Multi-level context-driven interaction modeling for human future trajectory prediction

Abstract

Human trajectory prediction is a challenging task with important applications such as intelligent surveillance and autonomous driving. We recognize that pedestrians in close and distant neighborhoods have different impacts on the person’s decision of future movements. Local scene context and global scene layout also affect the movement decision differently. Existing methods have not adequately addressed these interactions between humans and the multi-level contexts occurring at different spatial and temporal scales. To this end, we propose a multi-level context-driven interaction modeling (MCDIM) method for human future trajectory learning and prediction. Specifically, we construct a multilayer graph attention network (GAT) to model the hierarchical human–human interactions. An extra set of long short-term memory networks is designed to capture the correlations of these human–human interactions at different temporal scales.
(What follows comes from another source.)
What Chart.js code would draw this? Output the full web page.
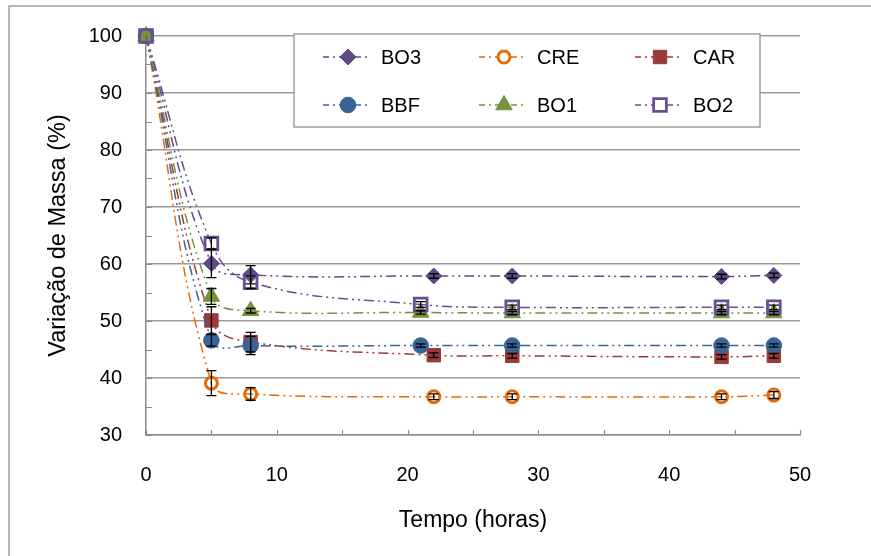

To model the human–scene interactions, we explicitly extract and encode the global scene layout features and local context features in the neighborhood of the person at each time step and capture the spatial–temporal information of the interactions between human and the local scene contexts. The human–human and human–scene interactions are incorporated into the multi-level GAT-based network for accurate prediction of future trajectories. We have evaluated the method on benchmark datasets: the walking pedestrians dataset provided by ETH Zurich (ETH) and the crowd data provided by the University of Cyprus. The results demonstrate that our MCDIM method outperforms existing methods, being able to generate more accurate and plausible trajectories for pedestrians. The average performance gain is 2 and 3 percentage points in terms of the average displacement error and final displacement error, respectively.